--- Begin Data extract ---

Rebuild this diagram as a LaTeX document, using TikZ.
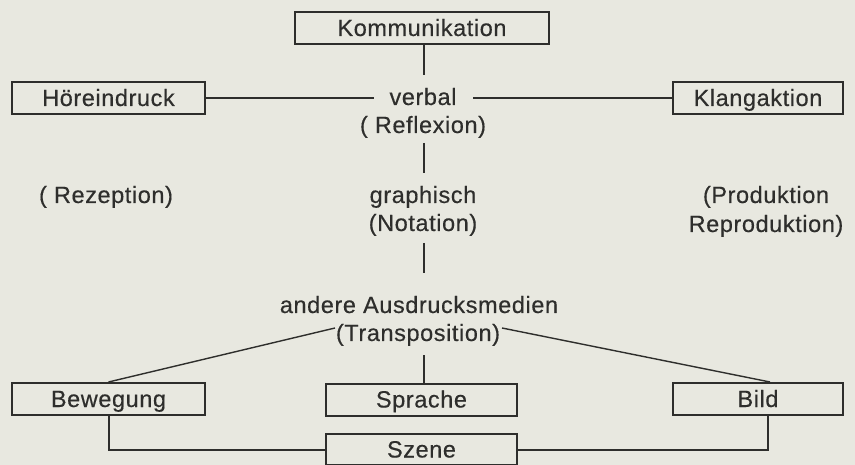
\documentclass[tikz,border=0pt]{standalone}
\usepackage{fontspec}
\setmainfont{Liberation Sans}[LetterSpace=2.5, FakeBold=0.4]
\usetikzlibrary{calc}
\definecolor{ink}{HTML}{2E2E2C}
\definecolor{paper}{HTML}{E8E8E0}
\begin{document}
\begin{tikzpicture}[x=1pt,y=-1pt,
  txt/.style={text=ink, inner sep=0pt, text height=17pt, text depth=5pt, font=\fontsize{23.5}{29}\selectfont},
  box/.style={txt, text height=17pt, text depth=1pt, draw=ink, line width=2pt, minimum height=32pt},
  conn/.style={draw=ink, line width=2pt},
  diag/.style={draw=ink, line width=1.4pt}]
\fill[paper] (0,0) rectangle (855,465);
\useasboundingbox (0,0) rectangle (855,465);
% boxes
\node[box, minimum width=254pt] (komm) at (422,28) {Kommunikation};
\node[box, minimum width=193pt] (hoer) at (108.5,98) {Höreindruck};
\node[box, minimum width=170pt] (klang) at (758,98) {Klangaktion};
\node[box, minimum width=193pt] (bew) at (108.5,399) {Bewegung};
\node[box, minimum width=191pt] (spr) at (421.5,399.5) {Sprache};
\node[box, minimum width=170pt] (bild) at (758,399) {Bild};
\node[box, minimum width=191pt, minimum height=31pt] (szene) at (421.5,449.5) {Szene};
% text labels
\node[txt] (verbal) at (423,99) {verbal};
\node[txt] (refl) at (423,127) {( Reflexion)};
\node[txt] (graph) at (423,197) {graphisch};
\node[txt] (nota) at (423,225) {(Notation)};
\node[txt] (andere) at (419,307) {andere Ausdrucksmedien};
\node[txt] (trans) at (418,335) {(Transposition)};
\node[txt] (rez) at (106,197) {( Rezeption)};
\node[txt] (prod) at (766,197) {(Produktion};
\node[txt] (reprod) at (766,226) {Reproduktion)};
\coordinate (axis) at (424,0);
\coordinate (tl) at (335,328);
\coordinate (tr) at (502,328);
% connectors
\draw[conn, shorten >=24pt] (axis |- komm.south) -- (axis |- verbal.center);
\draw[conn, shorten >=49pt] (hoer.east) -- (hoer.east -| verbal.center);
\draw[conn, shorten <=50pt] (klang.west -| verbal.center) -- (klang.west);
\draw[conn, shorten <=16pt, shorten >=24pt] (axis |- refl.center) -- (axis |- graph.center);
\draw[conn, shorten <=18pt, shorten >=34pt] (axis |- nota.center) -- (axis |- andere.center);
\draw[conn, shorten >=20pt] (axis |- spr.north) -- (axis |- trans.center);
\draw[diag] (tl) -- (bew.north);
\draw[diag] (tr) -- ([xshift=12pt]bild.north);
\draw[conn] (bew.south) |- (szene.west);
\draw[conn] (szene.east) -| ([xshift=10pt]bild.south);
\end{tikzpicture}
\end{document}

--- End Data extract ---

• _What you need to do_:
Transcribe the material exactly, keeping every word and none of the pictures.

• _Solved exercise_:
Rebuild this diagram as a LaTeX document, using TikZ.
\documentclass[tikz,border=0pt]{standalone}
\usepackage{fontspec}
\setmainfont{Liberation Sans}[LetterSpace=2.5, FakeBold=0.4]
\usetikzlibrary{calc}
\definecolor{ink}{HTML}{2E2E2C}
\definecolor{paper}{HTML}{E8E8E0}
\begin{document}
\begin{tikzpicture}[x=1pt,y=-1pt,
  txt/.style={text=ink, inner sep=0pt, text height=17pt, text depth=5pt, font=\fontsize{23.5}{29}\selectfont},
  box/.style={txt, text height=17pt, text depth=1pt, draw=ink, line width=2pt, minimum height=32pt},
  conn/.style={draw=ink, line width=2pt},
  diag/.style={draw=ink, line width=1.4pt}]
\fill[paper] (0,0) rectangle (855,465);
\useasboundingbox (0,0) rectangle (855,465);
% boxes
\node[box, minimum width=254pt] (komm) at (422,28) {Kommunikation};
\node[box, minimum width=193pt] (hoer) at (108.5,98) {Höreindruck};
\node[box, minimum width=170pt] (klang) at (758,98) {Klangaktion};
\node[box, minimum width=193pt] (bew) at (108.5,399) {Bewegung};
\node[box, minimum width=191pt] (spr) at (421.5,399.5) {Sprache};
\node[box, minimum width=170pt] (bild) at (758,399) {Bild};
\node[box, minimum width=191pt, minimum height=31pt] (szene) at (421.5,449.5) {Szene};
% text labels
\node[txt] (verbal) at (423,99) {verbal};
\node[txt] (refl) at (423,127) {( Reflexion)};
\node[txt] (graph) at (423,197) {graphisch};
\node[txt] (nota) at (423,225) {(Notation)};
\node[txt] (andere) at (419,307) {andere Ausdrucksmedien};
\node[txt] (trans) at (418,335) {(Transposition)};
\node[txt] (rez) at (106,197) {( Rezeption)};
\node[txt] (prod) at (766,197) {(Produktion};
\node[txt] (reprod) at (766,226) {Reproduktion)};
\coordinate (axis) at (424,0);
\coordinate (tl) at (335,328);
\coordinate (tr) at (502,328);
% connectors
\draw[conn, shorten >=24pt] (axis |- komm.south) -- (axis |- verbal.center);
\draw[conn, shorten >=49pt] (hoer.east) -- (hoer.east -| verbal.center);
\draw[conn, shorten <=50pt] (klang.west -| verbal.center) -- (klang.west);
\draw[conn, shorten <=16pt, shorten >=24pt] (axis |- refl.center) -- (axis |- graph.center);
\draw[conn, shorten <=18pt, shorten >=34pt] (axis |- nota.center) -- (axis |- andere.center);
\draw[conn, shorten >=20pt] (axis |- spr.north) -- (axis |- trans.center);
\draw[diag] (tl) -- (bew.north);
\draw[diag] (tr) -- ([xshift=12pt]bild.north);
\draw[conn] (bew.south) |- (szene.west);
\draw[conn] (szene.east) -| ([xshift=10pt]bild.south);
\end{tikzpicture}
\end{document}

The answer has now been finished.